Extremal Domains on Hadamard manifolds

José M. Espinar, Jing Mao

Published 2015-04-28Version 1

We investigate the geometry and topology of extremal domains in a manifold with negative sectional curvature. An extremal domain is a domain that supports a positive solution to an overdetermined elliptic problem (OEP for short). We consider two types of OEPs. First, we study narrow properties of such domains in a Hadamard manifold and characterize the boundary at infinity. We give an upper bound for the Hausdorff dimension of its boundary at infinity and how the domain behaves at infinity.
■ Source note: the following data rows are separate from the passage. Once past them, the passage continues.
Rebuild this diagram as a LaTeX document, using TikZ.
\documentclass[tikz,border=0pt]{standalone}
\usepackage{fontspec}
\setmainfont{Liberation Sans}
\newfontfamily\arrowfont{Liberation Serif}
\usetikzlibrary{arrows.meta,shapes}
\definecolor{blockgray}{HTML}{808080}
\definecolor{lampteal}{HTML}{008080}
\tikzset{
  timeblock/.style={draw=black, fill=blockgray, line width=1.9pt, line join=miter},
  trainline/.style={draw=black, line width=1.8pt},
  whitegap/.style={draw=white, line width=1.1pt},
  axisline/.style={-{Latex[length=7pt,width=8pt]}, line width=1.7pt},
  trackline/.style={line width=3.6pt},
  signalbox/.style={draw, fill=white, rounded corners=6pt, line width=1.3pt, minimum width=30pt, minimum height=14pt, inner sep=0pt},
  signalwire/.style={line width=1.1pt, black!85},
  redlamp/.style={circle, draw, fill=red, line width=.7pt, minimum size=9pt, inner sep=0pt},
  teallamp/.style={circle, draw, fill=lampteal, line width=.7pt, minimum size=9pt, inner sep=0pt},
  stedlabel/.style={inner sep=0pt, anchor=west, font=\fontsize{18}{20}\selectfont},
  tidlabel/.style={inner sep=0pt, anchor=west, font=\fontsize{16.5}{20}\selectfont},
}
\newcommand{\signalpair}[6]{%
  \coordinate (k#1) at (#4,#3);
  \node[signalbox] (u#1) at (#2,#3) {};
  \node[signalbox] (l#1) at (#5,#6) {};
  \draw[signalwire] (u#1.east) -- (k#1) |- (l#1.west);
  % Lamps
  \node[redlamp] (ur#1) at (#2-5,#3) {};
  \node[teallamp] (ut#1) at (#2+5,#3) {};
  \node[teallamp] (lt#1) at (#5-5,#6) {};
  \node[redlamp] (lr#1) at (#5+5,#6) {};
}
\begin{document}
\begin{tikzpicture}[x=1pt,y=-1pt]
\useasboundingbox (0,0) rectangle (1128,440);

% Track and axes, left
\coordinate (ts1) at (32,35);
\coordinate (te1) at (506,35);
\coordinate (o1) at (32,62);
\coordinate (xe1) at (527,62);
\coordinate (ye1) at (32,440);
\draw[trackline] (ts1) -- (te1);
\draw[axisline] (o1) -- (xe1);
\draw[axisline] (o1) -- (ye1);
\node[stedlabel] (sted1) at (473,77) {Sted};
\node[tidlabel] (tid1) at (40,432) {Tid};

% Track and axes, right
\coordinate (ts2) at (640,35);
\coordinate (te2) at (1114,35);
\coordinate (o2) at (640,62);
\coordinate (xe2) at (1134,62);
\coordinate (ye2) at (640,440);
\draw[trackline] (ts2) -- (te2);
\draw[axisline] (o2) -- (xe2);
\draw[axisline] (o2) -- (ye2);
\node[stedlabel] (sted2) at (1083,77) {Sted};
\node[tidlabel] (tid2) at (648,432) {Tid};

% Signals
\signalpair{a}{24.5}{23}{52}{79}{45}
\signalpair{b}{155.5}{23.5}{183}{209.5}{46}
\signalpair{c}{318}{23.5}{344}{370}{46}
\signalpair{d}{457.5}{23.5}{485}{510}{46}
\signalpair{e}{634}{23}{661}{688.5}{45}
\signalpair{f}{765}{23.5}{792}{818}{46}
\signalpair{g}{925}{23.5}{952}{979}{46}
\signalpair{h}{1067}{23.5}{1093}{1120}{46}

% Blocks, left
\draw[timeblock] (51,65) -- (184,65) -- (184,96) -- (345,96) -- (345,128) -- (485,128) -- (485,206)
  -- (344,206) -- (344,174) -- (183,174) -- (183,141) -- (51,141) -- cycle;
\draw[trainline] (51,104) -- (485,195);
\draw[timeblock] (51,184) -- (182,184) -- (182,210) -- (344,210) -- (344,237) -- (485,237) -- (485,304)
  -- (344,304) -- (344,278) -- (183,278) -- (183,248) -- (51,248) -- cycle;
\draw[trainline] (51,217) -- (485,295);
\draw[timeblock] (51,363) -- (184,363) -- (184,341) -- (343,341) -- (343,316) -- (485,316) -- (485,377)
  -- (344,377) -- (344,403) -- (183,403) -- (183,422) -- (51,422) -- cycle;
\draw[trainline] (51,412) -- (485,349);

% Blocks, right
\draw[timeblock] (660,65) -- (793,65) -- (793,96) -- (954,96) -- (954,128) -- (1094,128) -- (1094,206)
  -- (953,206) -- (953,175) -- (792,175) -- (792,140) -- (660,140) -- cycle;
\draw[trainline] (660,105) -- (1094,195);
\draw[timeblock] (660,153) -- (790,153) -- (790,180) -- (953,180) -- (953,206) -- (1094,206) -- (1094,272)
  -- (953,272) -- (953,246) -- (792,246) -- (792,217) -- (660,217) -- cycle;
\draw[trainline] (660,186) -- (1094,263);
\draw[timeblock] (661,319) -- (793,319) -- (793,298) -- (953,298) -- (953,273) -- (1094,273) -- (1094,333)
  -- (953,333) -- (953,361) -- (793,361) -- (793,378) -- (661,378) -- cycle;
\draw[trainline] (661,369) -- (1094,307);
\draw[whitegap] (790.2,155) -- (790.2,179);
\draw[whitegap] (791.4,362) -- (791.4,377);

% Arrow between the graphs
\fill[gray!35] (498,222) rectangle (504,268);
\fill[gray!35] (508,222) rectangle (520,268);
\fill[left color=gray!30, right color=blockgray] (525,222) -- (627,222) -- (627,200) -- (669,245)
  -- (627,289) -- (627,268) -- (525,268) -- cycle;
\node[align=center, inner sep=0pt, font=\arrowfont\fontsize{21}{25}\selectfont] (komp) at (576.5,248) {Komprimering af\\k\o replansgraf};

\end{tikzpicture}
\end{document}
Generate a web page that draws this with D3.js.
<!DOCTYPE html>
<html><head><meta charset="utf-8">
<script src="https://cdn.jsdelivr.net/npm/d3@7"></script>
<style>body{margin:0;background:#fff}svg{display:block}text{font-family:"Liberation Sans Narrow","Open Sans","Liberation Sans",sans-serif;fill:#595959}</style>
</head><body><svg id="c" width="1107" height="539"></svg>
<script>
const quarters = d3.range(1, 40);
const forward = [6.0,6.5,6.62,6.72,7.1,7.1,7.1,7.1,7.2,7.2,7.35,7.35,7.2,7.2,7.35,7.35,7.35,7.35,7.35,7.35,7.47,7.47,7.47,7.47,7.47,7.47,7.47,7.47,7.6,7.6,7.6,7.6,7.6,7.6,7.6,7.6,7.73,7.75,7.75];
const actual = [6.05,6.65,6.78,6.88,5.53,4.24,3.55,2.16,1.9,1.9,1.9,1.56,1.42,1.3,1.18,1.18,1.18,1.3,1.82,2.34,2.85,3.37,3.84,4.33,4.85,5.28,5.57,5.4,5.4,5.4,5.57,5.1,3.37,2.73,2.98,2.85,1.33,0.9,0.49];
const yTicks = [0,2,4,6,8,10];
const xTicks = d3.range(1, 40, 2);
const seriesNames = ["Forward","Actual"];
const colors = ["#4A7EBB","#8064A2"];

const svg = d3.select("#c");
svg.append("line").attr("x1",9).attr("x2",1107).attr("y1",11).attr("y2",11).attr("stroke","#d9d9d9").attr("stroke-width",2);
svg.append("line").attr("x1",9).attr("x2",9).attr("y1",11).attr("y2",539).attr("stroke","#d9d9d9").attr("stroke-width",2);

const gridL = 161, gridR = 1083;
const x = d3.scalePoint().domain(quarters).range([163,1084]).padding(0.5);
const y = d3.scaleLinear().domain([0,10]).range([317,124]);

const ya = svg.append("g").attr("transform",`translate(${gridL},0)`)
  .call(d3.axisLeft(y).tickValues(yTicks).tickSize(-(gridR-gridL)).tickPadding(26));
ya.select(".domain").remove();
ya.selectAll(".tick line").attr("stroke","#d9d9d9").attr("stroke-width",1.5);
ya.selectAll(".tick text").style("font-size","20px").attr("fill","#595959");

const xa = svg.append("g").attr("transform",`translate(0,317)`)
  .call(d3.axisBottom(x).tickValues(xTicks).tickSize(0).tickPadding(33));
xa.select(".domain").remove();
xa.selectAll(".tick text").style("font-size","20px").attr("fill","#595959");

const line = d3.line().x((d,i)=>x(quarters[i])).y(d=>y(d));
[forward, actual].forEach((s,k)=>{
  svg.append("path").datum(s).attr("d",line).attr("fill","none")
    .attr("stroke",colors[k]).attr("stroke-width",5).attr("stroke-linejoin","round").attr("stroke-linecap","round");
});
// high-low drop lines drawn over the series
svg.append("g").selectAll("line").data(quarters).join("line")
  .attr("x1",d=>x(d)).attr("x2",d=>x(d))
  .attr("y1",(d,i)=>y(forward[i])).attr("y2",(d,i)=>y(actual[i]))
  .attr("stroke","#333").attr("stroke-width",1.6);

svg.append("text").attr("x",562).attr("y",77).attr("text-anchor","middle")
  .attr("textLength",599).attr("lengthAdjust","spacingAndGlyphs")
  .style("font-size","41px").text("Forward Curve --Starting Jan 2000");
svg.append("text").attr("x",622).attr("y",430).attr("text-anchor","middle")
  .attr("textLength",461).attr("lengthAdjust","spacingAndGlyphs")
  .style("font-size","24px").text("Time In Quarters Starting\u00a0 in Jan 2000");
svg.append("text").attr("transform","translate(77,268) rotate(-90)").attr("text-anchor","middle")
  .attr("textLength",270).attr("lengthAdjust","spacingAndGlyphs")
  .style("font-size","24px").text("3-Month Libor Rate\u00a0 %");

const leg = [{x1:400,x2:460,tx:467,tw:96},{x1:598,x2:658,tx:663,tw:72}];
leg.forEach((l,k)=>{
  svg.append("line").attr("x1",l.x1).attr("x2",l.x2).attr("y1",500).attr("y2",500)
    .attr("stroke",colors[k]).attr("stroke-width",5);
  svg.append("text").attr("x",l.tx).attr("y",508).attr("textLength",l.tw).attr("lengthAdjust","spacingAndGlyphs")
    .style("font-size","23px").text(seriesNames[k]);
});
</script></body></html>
This shows interesting relations with the Singular Yamabe Problem. Later, we focus on extremal domains in the Hyperbolic Space $\mathbb H ^n$. Symmetry and boundedness properties will be shown. In certain sense, we extend Levitt-Rosenberg's Theorem \cite{LR} to OEPs, which suggests a strong relation with constant mean curvature hypersurfaces in $\mathbb H ^n$. In particular, we are able to prove the Berestycki-Caffarelli-Nirenberg Conjecture under certain assumptions either on the boundary at infinity of the extremal domain or on the OEP itself. Also a height estimate for solutions on extremal domains in a Hyperbolic Space will be given.